Transcribe all of the material below word for word and leave out its pictures.

==*==

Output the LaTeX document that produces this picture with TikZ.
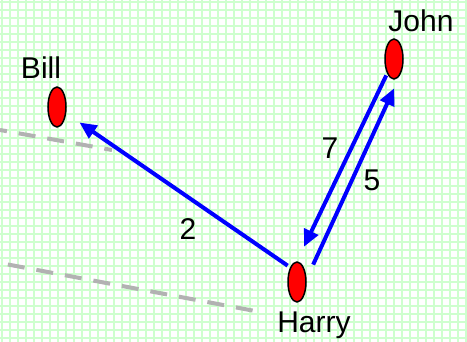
\documentclass[tikz,border=0pt]{standalone}
\usepackage{fontspec}
\setmainfont{Liberation Sans}
\usetikzlibrary{positioning,arrows.meta,shapes.geometric}
\definecolor{gridgreen}{RGB}{206,255,206}
\definecolor{dashgray}{RGB}{178,178,178}
\definecolor{linkblue}{RGB}{0,0,255}

\begin{document}
\begin{tikzpicture}[
  x=1pt, y=-1pt,
  font=\fontsize{30}{36}\selectfont,
  person/.style={ellipse, draw, fill=red, line width=1.5pt,
                 minimum width=18pt, minimum height=40pt, inner sep=0pt},
  lbl/.style={anchor=base, inner sep=0pt},
  gridline/.style={gridgreen, line width=2.8pt},
  trail/.style={dashgray, line width=4pt, dash pattern=on 17pt off 12pt},
  ar/.style={linkblue, line width=4pt, -{Triangle[length=17pt,width=15pt]}},
]
\useasboundingbox (0,0) rectangle (467,342);
\fill[white] (0,0) rectangle (467,342);

% grid paper
\foreach \gx in {2,10,...,466} {
  \draw[gridline] (\gx,0) -- (\gx,342);
}
\foreach \gy in {2,10,...,338} {
  \draw[gridline] (0,\gy) -- (467,\gy);
}

% faded trails
\coordinate (u1) at (0,130);
\coordinate (u2) at (112,150);
\coordinate (l1) at (0,263);
\coordinate (l2) at (255,311);
\draw[trail, dash phase=10pt] (u1) -- (u2);
\draw[trail, dash phase=21pt] (l1) -- (l2);

% people
\node[person] (bill) at (57,107) {};
\node[person] (harry) at (297,282) {};
\node[person] (john) at (394,59) {};
\node[lbl] (billname) at (41,79) {Bill};
\node[lbl] (johnname) at (421,32) {John};
\node[lbl] (harryname) at (314,333) {Harry};

% links
\draw[ar, shorten <=3pt, shorten >=16pt] (harry.north west) -- (bill);
\draw[ar, shorten <=2pt, shorten >=16pt] (john.south west) -- (harry.north);
\draw[ar, shorten <=3pt, shorten >=16pt]
  ([xshift=8pt]harry.north east) -- (john.south east);
\node[lbl] (w2) at (188,240) {2};
\node[lbl] (w7) at (330,159) {7};
\node[lbl] (w5) at (372,191) {5};
\end{tikzpicture}
\end{document}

==*==

**Problem solution:**
Output the LaTeX document that produces this picture with TikZ.
\documentclass[tikz,border=0pt]{standalone}
\usepackage{fontspec}
\setmainfont{Liberation Sans}
\usetikzlibrary{positioning,arrows.meta,shapes.geometric}
\definecolor{gridgreen}{RGB}{206,255,206}
\definecolor{dashgray}{RGB}{178,178,178}
\definecolor{linkblue}{RGB}{0,0,255}

\begin{document}
\begin{tikzpicture}[
  x=1pt, y=-1pt,
  font=\fontsize{30}{36}\selectfont,
  person/.style={ellipse, draw, fill=red, line width=1.5pt,
                 minimum width=18pt, minimum height=40pt, inner sep=0pt},
  lbl/.style={anchor=base, inner sep=0pt},
  gridline/.style={gridgreen, line width=2.8pt},
  trail/.style={dashgray, line width=4pt, dash pattern=on 17pt off 12pt},
  ar/.style={linkblue, line width=4pt, -{Triangle[length=17pt,width=15pt]}},
]
\useasboundingbox (0,0) rectangle (467,342);
\fill[white] (0,0) rectangle (467,342);

% grid paper
\foreach \gx in {2,10,...,466} {
  \draw[gridline] (\gx,0) -- (\gx,342);
}
\foreach \gy in {2,10,...,338} {
  \draw[gridline] (0,\gy) -- (467,\gy);
}

% faded trails
\coordinate (u1) at (0,130);
\coordinate (u2) at (112,150);
\coordinate (l1) at (0,263);
\coordinate (l2) at (255,311);
\draw[trail, dash phase=10pt] (u1) -- (u2);
\draw[trail, dash phase=21pt] (l1) -- (l2);

% people
\node[person] (bill) at (57,107) {};
\node[person] (harry) at (297,282) {};
\node[person] (john) at (394,59) {};
\node[lbl] (billname) at (41,79) {Bill};
\node[lbl] (johnname) at (421,32) {John};
\node[lbl] (harryname) at (314,333) {Harry};

% links
\draw[ar, shorten <=3pt, shorten >=16pt] (harry.north west) -- (bill);
\draw[ar, shorten <=2pt, shorten >=16pt] (john.south west) -- (harry.north);
\draw[ar, shorten <=3pt, shorten >=16pt]
  ([xshift=8pt]harry.north east) -- (john.south east);
\node[lbl] (w2) at (188,240) {2};
\node[lbl] (w7) at (330,159) {7};
\node[lbl] (w5) at (372,191) {5};
\end{tikzpicture}
\end{document}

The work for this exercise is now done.